IRN AP06851248 “Development of models, algorithms for semantic analysis to identify extremist content in web resources and creation the tool for cyber forensics”

  • Project leader: Mussiraliyeva Shynar Zhenisbekovna

 

  • The main members of the research team:
  • Omarov B.S.
  • Bolatbek M.A.
  • Baispay G.B.
  • Narbaeva S.M.
  • Ospanov R.K.
  • Medetbek Zh.B.
  • Turarbek A.T.

 

  • The object of the study is the texts and metadata of users of the social networks "Vkontakte", "YouTube", bitcoin transactions.

 

  • The purpose of the research work is to conduct a comprehensive study and develop models, algorithms for semantic data analysis to detect extremist content in web resources, methods for identifying involved users and algorithms for graphical visualization of links, creating and researching a cryptocurrency transaction analysis model to identify suspicious ones, software development ExWeb and cyber-forensic tools for countering extremism.

 

  • Methods of conducting the work - during the study, methods of machine learning, methods of graphical visualization of connections, analysis of demographic attributes and analysis of social networks were used.

 

  • Results and novelty: for the first time, a corpus of extremist texts in the Kazakh language was created for training and testing machine learning methods to identify extremist texts in the Kazakh language; for the first time, taking into account the peculiarities of the Kazakh language, a semantic analysis model was built, which is distinguished by the application of the TF-IDF method to bigrams, previously applied by the stemming algorithm to the embedding layer of the words of the LSTM network and increasing the accuracy of determining extremist texts, a software module for collecting and analyzing web content to determine the extremist orientation.
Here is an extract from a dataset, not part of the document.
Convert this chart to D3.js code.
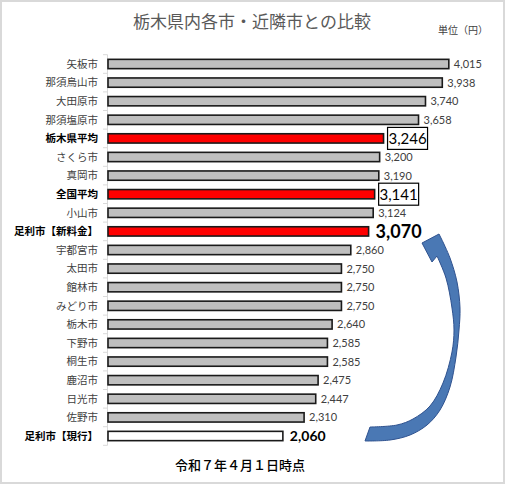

The method can be used as one of the elements for a system for monitoring and collecting data from social networks. User graphs were built based on metadata. A Bitcoin transaction analysis model was developed to detect suspicious transactions. A software application has been developed.

 

  • Scope: Target consumers of the obtained results - fundamental results can be used by the world scientific community; applied results in the form of methodology, algorithms can be used by authorized bodies to ensure information security, critical infrastructure, and counter Internet extremism.